*Goal*.
Search the material below for the string "matplotlib" and extract each line that has it.
----------------
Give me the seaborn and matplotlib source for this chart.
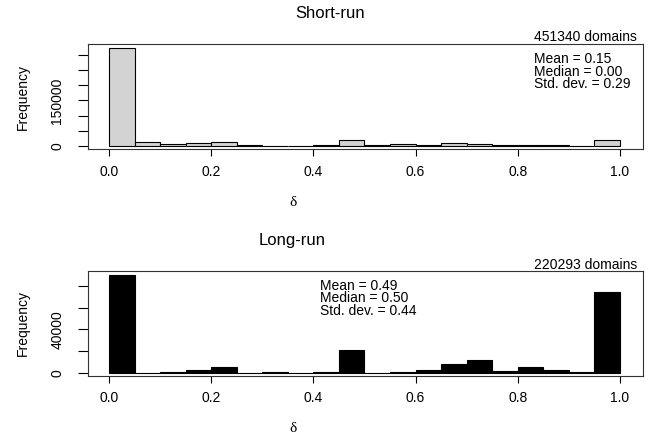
import numpy as np
import pandas as pd
import matplotlib
matplotlib.use("Agg")
import matplotlib.pyplot as plt
import seaborn as sns

# Histogram data (bin width 0.05)
bin_mid = [0.025, 0.075, 0.125, 0.175, 0.225, 0.275, 0.325, 0.375, 0.425, 0.475,
           0.525, 0.575, 0.625, 0.675, 0.725, 0.775, 0.825, 0.875, 0.925, 0.975]
short_counts = [322000, 12000, 5500, 8800, 12000, 2000, 1500, 1500, 3000, 19700,
                3000, 6500, 4400, 8800, 7700, 3000, 3000, 4000, 1000, 19700]
long_counts = [90000, 150, 600, 2100, 5200, 150, 600, 150, 600, 20600,
               150, 600, 2100, 8000, 12000, 1800, 5200, 2500, 600, 74100]

panels = [
    {"title": "Short-run", "counts": short_counts, "color": "#d3d3d3",
     "domains": "451340 domains", "stats": ["Mean = 0.15", "Median = 0.00", "Std. dev. = 0.29"],
     "yticks": [0, 50000, 100000, 150000, 200000, 250000, 300000], "ylabels": {0: "0", 150000: "150000"},
     "ylim": (-10900, 335500)},
    {"title": "Long-run", "counts": long_counts, "color": "black",
     "domains": "220293 domains", "stats": ["Mean = 0.49", "Median = 0.50", "Std. dev. = 0.44"],
     "yticks": [0, 20000, 40000, 60000, 80000], "ylabels": {0: "0", 40000: "40000"},
     "ylim": (-3040, 94000)},
]

sns.set_style("white")
plt.rcParams["font.family"] = ["Liberation Sans", "DejaVu Sans"]
plt.rcParams["text.color"] = "black"
plt.rcParams["xtick.labelcolor"] = "black"
plt.rcParams["ytick.labelcolor"] = "black"

W, H = 649, 441
fig = plt.figure(figsize=(W / 100, H / 100), dpi=100)

def px(x, y):
    return x / W, 1 - y / H

# pixel layout of the two plot boxes: (top, bottom)
boxes = [(44, 149.3), (270.7, 376)]
title_pos = [(330, 14), (292, 240)]
dom_pos = [(637, 37), (637, 265)]
stats_pos = [(534, 59), (320, 286)]
delta_pos = [(293, 202), (293, 428)]
freq_y = [97, 323]

edges = list(np.linspace(0, 1, 21))
for i, p in enumerate(panels):
    top, bot = boxes[i]
    ax = fig.add_axes([88 / W, 1 - bot / H, (643 - 88) / W, (bot - top) / H])
    df = pd.DataFrame({"delta": bin_mid, "count": p["counts"]})
    sns.histplot(data=df, x="delta", weights="count", bins=edges, color=p["color"],
                 edgecolor="black", linewidth=0.8, alpha=1, ax=ax)
    ax.set_xlim(-0.041, 1.045)
    ax.set_ylim(*p["ylim"])
    ax.set_xticks([0, 0.2, 0.4, 0.6, 0.8, 1.0])
    ax.set_xticklabels(["0.0", "0.2", "0.4", "0.6", "0.8", "1.0"], fontsize=10)
    ax.set_yticks(p["yticks"])
    ax.set_yticklabels([p["ylabels"].get(t, "") for t in p["yticks"]], fontsize=10,
                       rotation=90, va="center")
    ax.tick_params(axis="x", bottom=True, direction="out", length=5, width=0.8,
                   pad=6, color="black")
    ax.tick_params(axis="y", left=True, direction="out", length=7, width=0.8,
                   pad=10, color="black")
    for s in ax.spines.values():
        s.set_visible(True)
        s.set_color("#333333")
        s.set_linewidth(0.8)
    ax.set_xlabel("")
    ax.set_ylabel("")

    fig.text(*px(*title_pos[i]), p["title"], ha="center", va="center", fontsize=12)
    fig.text(*px(*dom_pos[i]), p["domains"], ha="right", va="center", fontsize=10)
    sx, sy = stats_pos[i]
    for k, line in enumerate(p["stats"]):
        fig.text(*px(sx, sy + 12.5 * k), line, ha="left", va="center", fontsize=10)
    fig.text(*px(*delta_pos[i]), "δ", ha="center", va="center", fontsize=11,
             family=["Liberation Serif", "DejaVu Serif"])
    fig.text(*px(23, freq_y[i]), "Frequency", ha="center", va="center",
             fontsize=10, rotation=90)

fig.savefig("out.png", dpi=100)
----------------
*Answer to this problem*.
Give me the seaborn and matplotlib source for this chart.
import matplotlib
matplotlib.use("Agg")
import matplotlib.pyplot as plt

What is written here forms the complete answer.